Study Of Optimal Reinsurance Under The Re-insurer's Risk Constraints

This thesis introduces and discusses the optimal reinsurance under the risk constraints of the reinsurer.First we has described the reinsurance basic concept, the classification as well as the reinsurance premium criterion, introduced ele-mentary knowledge related to reinsurance such as guidelines for expected utility and risk attitudes, etc. Then we have summarized the optimal reinsurance re-search achievements on the basis of the expected utility theory, and for further discussion. In practice, in order to control risk, the reinsurer require that the risk limits covered can not be too large, and the average risk not too high.

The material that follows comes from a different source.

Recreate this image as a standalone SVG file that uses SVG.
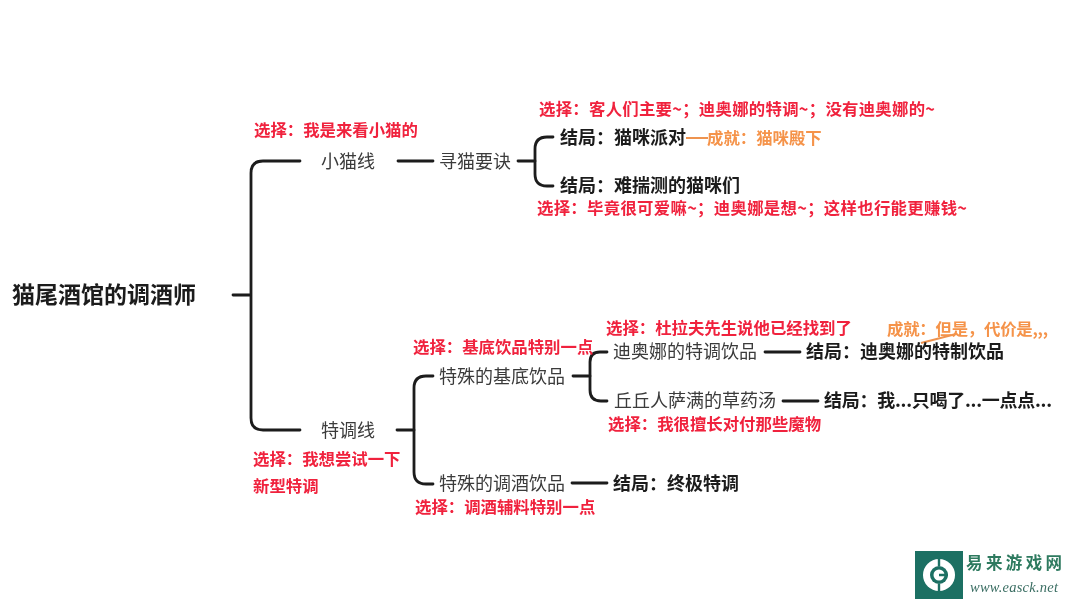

This thesis taking into account the original insurer and the reinsurer's common interests, un-der the condition of the reinsurer assigning the risk constraints, we discuss that how to obtain the optimal reinsurance strategies which maximize the original insurer's expected utility.Here in this thesis we add two risk constraints of the reinsurer in the basis of Arrow's model, one is the limit of reinsurer's risk, the other is the limit of reinsurer's claims in excess of the mean premium. On this basis, we establish the corresponding mathematical model, and discussed and analysis the model in detail,the conclusion is: the second constraint of the optimal reinsurance model can be divided into two kinds of cases, namely binding and not binding, In both cases the optimal solution is the piecewise linear function of the risk X, just in a different form; Moreover, the original insurer's expected utility will increase if the reinsurer increase his risk tolerances.In the end, this thesis gives out two specific forms of the optimal solution of the optimal reinsurance model and solution methods, then explained it in detail through example that the insurer's utility function of wealth is assumed to be the exponential function.